Rehnquist sharpens the analysis significantly in this passage, I think. He points out that the test isn’t about empirical expectations; that it’s not just a circular question; that it has to be rooted in some outside source; and that no one outside source is dispositive. Further, Rehnquist starts off the list of possible outside sources that can make an expectation of privacy reasonable: property is one, and “understandings that are recognized and permitted by society,” whatever that may mean, is another.

Back in 2006-07, I wrote an article that went through all of the Court’s “expectation of privacy” cases and developed a comprehensive list for what sources the Court has relied on: I called the article “Four Models of Fourth Amendment Protection,” as I found four different kinds of arguments (what I called “models”) that the Court has used to justify expectations of privacy. More broadly, that article tried to explain why the Court has used the different explanations, and why no one explanation suffices: The test for what is a search has to distinguish less invasive types of law enforcement steps from more invasive types of steps, all in a world in which the facts of investigations are constantly changing and new facts are arising, and no one test seems to do that in a way that can be readily administered in a complex court system.

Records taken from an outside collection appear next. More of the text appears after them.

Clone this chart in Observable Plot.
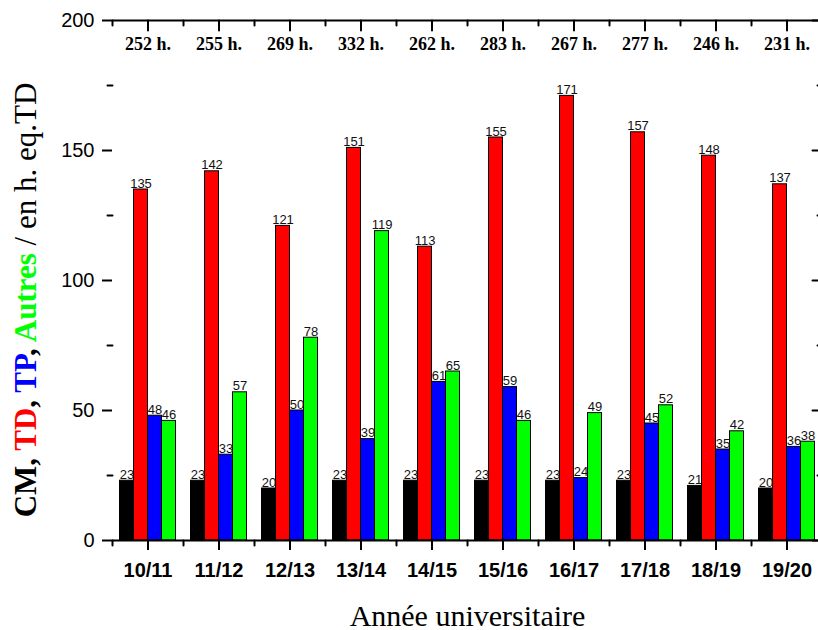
<!DOCTYPE html>
<html><head><meta charset="utf-8">
<script src="https://cdn.jsdelivr.net/npm/d3@7"></script>
<script src="https://cdn.jsdelivr.net/npm/@observablehq/plot@0.6"></script>
<style>
html,body{margin:0;padding:0;background:#fff;overflow:hidden;}
</style></head><body><div id="chart"></div>
<script>
const years = ["10/11","11/12","12/13","13/14","14/15","15/16","16/17","17/18","18/19","19/20"];
const series = ["CM","TD","TP","Autres"];
const colors = ["#000000","#ff0000","#0000ff","#00ff00"];
const cm = [23,23,20,23,23,23,23,23,21,20];
const td = [135,142,121,151,113,155,171,157,148,137];
const tp = [48,33,50,39,61,59,24,45,35,36];
const autres = [46,57,78,119,65,46,49,52,42,38];
const totals = [252,255,269,332,262,283,267,277,246,231];
const yTicks = [0,50,100,150,200];
const yMinor = [25,75,125,175];

const values = {CM: cm, TD: td, TP: tp, Autres: autres};
const data = years.flatMap((year, i) => series.map(s => ({year, series: s, value: values[s][i]})));
const totalRows = years.map((year, i) => ({year, total: totals[i]}));

const sans = "'Liberation Sans', Arial, sans-serif";
const serif = "'Liberation Serif', 'Times New Roman', serif";
// a plain tick line: from the anchor point, length l, pointing "up" before rotation
const tickShape = {draw(context, l) { context.moveTo(0, 0); context.lineTo(0, -l); }};
const tick = {anchor: "start", shape: tickShape, stroke: "#000", strokeWidth: 2};

const plot = Plot.plot({
  width: 818, height: 630,
  marginTop: 20, marginBottom: 90, marginLeft: 111.5, marginRight: 0,
  style: {fontFamily: sans, color: "#000", background: "#fff", overflow: "hidden"},
  fx: {domain: years, range: [111.5, 821.5], padding: 0, label: null},
  x: {domain: series, paddingInner: 0, paddingOuter: 0.44, axis: null},
  y: {domain: [0, 200], label: null, axis: null},
  color: {domain: series, range: colors},
  marks: [
    Plot.barY(data, {fx: "year", x: "series", y: "value", fill: "series", stroke: "#000", strokeWidth: 1}),
    Plot.text(data, {fx: "year", x: "series", y: "value", text: d => String(d.value), lineAnchor: "bottom", dy: -2, fontSize: 13, fill: "#111", fontFamily: sans}),
    Plot.text(totalRows, {fx: "year", text: d => `${d.total} h.`, frameAnchor: "top", lineAnchor: "bottom", dy: 29, fontSize: 18, fontWeight: "bold", fontFamily: serif, fill: "#000"}),
    Plot.ruleY([0, 200], {stroke: "#000", strokeWidth: 2}),
    // left axis: major ticks with labels
    Plot.axisY({anchor: "left", ticks: yTicks, tickSize: 10, tickPadding: 8, fontSize: 20, fontFamily: sans, label: null, line: true, strokeWidth: 2}),
    // left minor ticks (outward)
    Plot.vector(yMinor, {y: d => d, frameAnchor: "left", facetAnchor: "left", rotate: -90, length: 5, ...tick}),
    // right axis: inward ticks, no labels
    Plot.vector(yTicks, {y: d => d, frameAnchor: "right", facetAnchor: "right", rotate: -90, length: 10, ...tick}),
    Plot.vector(yMinor, {y: d => d, frameAnchor: "right", facetAnchor: "right", rotate: -90, length: 5, ...tick}),
    // bottom axis: outward ticks at centres, labels
    Plot.axisFx({anchor: "bottom", tickSize: 10, tickPadding: 12, fontSize: 20, fontWeight: "bold", fontFamily: sans, label: null, strokeWidth: 2}),
    // top axis: inward ticks at centres
    Plot.vector([0], {frameAnchor: "top", rotate: 180, length: 10, ...tick}),
    // minor ticks at the boundaries between years (top inward, bottom outward)
    Plot.vector([0], {frameAnchor: "bottom-left", rotate: 180, length: 5, ...tick}),
    Plot.vector([0], {frameAnchor: "top-left", rotate: 180, length: 5, ...tick}),
    Plot.text(["Année universitaire"], {facet: "super", text: d => d, frameAnchor: "bottom", lineAnchor: "bottom", dy: 85, fontSize: 30, fontFamily: serif, fill: "#000"})
  ]
});
document.getElementById("chart").appendChild(plot);

// Multi-coloured y-axis title
const yTitleParts = [
  {t: "CM, ", c: "#000", w: "bold"},
  {t: "TD", c: "#ff0000", w: "bold"},
  {t: ", ", c: "#000", w: "bold"},
  {t: "TP", c: "#0000ff", w: "bold"},
  {t: ", ", c: "#000", w: "bold"},
  {t: "Autres", c: "#00ff00", w: "bold"},
  {t: " / en h. eq.TD", c: "#000", w: "normal"}
];
const svg = d3.select(plot.tagName.toLowerCase() === "svg" ? plot : plot.querySelector("svg"));
const yt = svg.append("text")
  .attr("transform", "translate(36,300) rotate(-90)")
  .attr("text-anchor", "middle")
  .attr("font-family", serif)
  .attr("font-size", 31);
yt.selectAll("tspan").data(yTitleParts).join("tspan")
  .attr("fill", d => d.c).attr("font-weight", d => d.w)
  .style("white-space", "pre")
  .text(d => d.t);
</script></body></html>
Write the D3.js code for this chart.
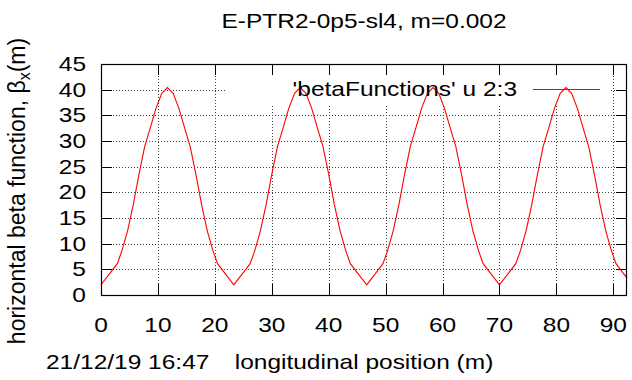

Of course, that doesn’t mean that reliance on the four models is ideal, although as I explain in the article, I do think it has a lot of unrecognized benefits. And as I have explained more recently, it does facilitate the needed equilibrium-adjustment in cases that involve new technologies. But at a minimum, I think this does explain why the Court does not and should not apply the “reasonable expectation of privacy” test simply by asking when a reasonable person would expect privacy.